In the Melbourne Test Match of that 1891/92 series, Bannerman occupied the crease for a total of 7¼ hours, making 45 and 41. This came before his famous knock at Sydney, which reduced him to an average of eleven runs an hour from his last three innings. He could, however, be even slower: during a New South Wales-versus-Victoria fixture in 1890, Bannerman managed 45 not out in 5½ hours. In all matches between the two sides, he scored 1,209 runs for an average of 29.29.

Even the most passive wielders of the willow wand find them waving it about gaily on occasion, and Bannerman was no exception, with the first Sydney Test of Ivo Bligh's 1882/83 tour the most notable example. Going into the match, Australia was two-one down in the series, and it simply had to win this one. A Bannerman edge was spilt, and he decided, on the back of such fortune, to go on the offensive, hitting out in cavalier fashion for a delightfully short innings of 63.

In the third Test of that series (at Sydney again), he made his highest Test score of 94. He had been 68 not out at the close of the second day. As R.D. Beeson, in his book St Ivo and The Ashes (Australia Press Agency, 1883), wrote of his efforts on that evening, "This performance, on such a sodden wicket, was a truly memorable one; and the plucky little batsman was warmly applauded."

All in all, Bannerman made six trips to England, and he enjoyed the actual touring of the Mother Country just as much as he did playing cricket there; indeed, many of his most memorable experiences occurred in places where his contribution on the field was negligible.

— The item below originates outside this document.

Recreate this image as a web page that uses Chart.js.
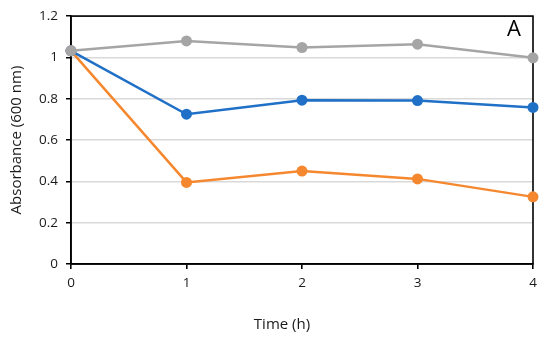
<!DOCTYPE html>
<html>
<head>
<meta charset="utf-8">
<script src="https://cdn.jsdelivr.net/npm/chart.js@4"></script>
<style>
  html, body { margin: 0; padding: 0; background: #fff; }
  #wrap { width: 550px; height: 338px; }
</style>
</head>
<body>
<div id="wrap"><canvas id="myChart"></canvas></div>
<script>
const hours = [0, 1, 2, 3, 4];
const grey = [1.032, 1.08, 1.048, 1.064, 0.998];
const blue = [1.032, 0.725, 0.793, 0.791, 0.758];
const orange = [1.032, 0.395, 0.45, 0.412, 0.325];
const yTicks = [0, 0.2, 0.4, 0.6, 0.8, 1, 1.2];

const font = "'Open Sans', sans-serif";

function points(vals) {
  return hours.map((h, i) => ({x: h, y: vals[i]}));
}

function line(vals, color) {
  return {
    data: points(vals),
    borderColor: color,
    backgroundColor: color,
    borderWidth: 2.5,
    pointRadius: 5.5,
    pointHoverRadius: 5.5,
    pointBorderWidth: 0,
    clip: false
  };
}

// frame round the plot, the panel letter and the x title
const extras = {
  id: 'extras',
  beforeDatasetsDraw(chart) {
    const a = chart.chartArea, c = chart.ctx;
    c.save();
    c.strokeStyle = '#000';
    c.lineWidth = 1.6;
    c.strokeRect(a.left, a.top, a.right - a.left, a.bottom - a.top);
    c.restore();
  },
  afterDraw(chart) {
    const c = chart.ctx;
    c.save();
    c.fillStyle = '#000';
    c.textAlign = 'center';
    c.textBaseline = 'middle';
    c.font = "22px " + font;
    c.fillText('A', 514, 30);
    c.fillStyle = '#1a1a1a';
    c.font = "15px " + font;
    c.fillText('Time (h)', 282, 325);
    c.restore();
  }
};

new Chart(document.getElementById('myChart'), {
  type: 'line',
  data: {
    datasets: [
      line(grey, '#a5a5a5'),
      line(blue, '#1f70c6'),
      line(orange, '#f5882f')
    ]
  },
  options: {
    responsive: true,
    maintainAspectRatio: false,
    animation: false,
    layout: { padding: { top: 13, right: 17, left: 8, bottom: 0 } },
    scales: {
      x: {
        type: 'linear',
        min: 0,
        max: 4,
        afterFit: s => { s.height = 74; },
        grid: { drawOnChartArea: false, tickColor: '#000', tickLength: 5, lineWidth: 1.6 },
        border: { color: '#000', width: 1.6 },
        ticks: { stepSize: 1, padding: 6, color: '#1a1a1a', font: { family: font, size: 13.5 } }
      },
      y: {
        min: 0,
        max: 1.2,
        afterFit: s => { s.width = 63; },
        afterBuildTicks: s => { s.ticks = yTicks.map(v => ({value: v})); },
        grid: { color: '#d9d9d9', lineWidth: 1.5, tickColor: '#000', tickLength: 5 },
        border: { color: '#000', width: 1.6 },
        ticks: {
          padding: 8,
          color: '#1a1a1a',
          font: { family: font, size: 13.5 },
          callback: v => String(v)
        },
        title: {
          display: true,
          text: 'Absorbance (600 nm)',
          color: '#1a1a1a',
          font: { family: font, size: 15 },
          padding: { top: 0, bottom: 4 }
        }
      }
    },
    plugins: {
      legend: { display: false },
      tooltip: { enabled: false }
    }
  },
  plugins: [extras]
});
</script>
</body>
</html>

He played in three of the most historically important matches of his era – the match with the M.C.C. in 1878 that the Australians won in less than a day, that first-ever Test in 1880 and the Ashes-igniter at the Oval in 1882, in which he had one of the better games amongst the batsmen, scoring nine for a strike-rate of 10.34 in the first innings, and a boundary-less thirteen from an hour and ten minutes in the second, holding up one end while Massie launched his famous assault from the other.

In the 1888 Test Match at the Oval, George Lohmann took what Pardon thought was "the finest of all the catches at cover slip ever brought off by George Lohmann". Bannerman could hardly believe his luck, and he went on about it for the rest of the afternoon.

Like his brother had done when his playing days had come to a premature close, Alick took to coaching and umpiring, at which Charles was definitely more controversial and erratic. Alick, meanwhile, was a big traditionalist throughout his days when it came to etiquette and the like, and he took his cricket very seriously. On one occasion, a colleague of his was belting out a catchy number on the field. Alick, unable to endure it any longer, went over to him and read the riot act: "If you want to play cricket, play it; if you want to sing, go and sing; but, for Heaven's sake, don't sing comic songs in the slips!"

He spent much of his later days coaching at the S.C.G. for the New South Wales Cricket Association, and watching closely the progress of any new player whom he had taken under his wing. He also paid close attention to his overall dress and appearance. If he took exception to this, the youngster would know it. "Son," he would tell him. "if you are not a cricketer, you can at least look like one."

He died on 19 September 1924, aged 70 and his funeral proceeded from St Michael's Church in Darlinghurst to the Waverley Cemetery. As his Wisden obituary observed, "Alec Bannerman will be remembered as long as cricket is played".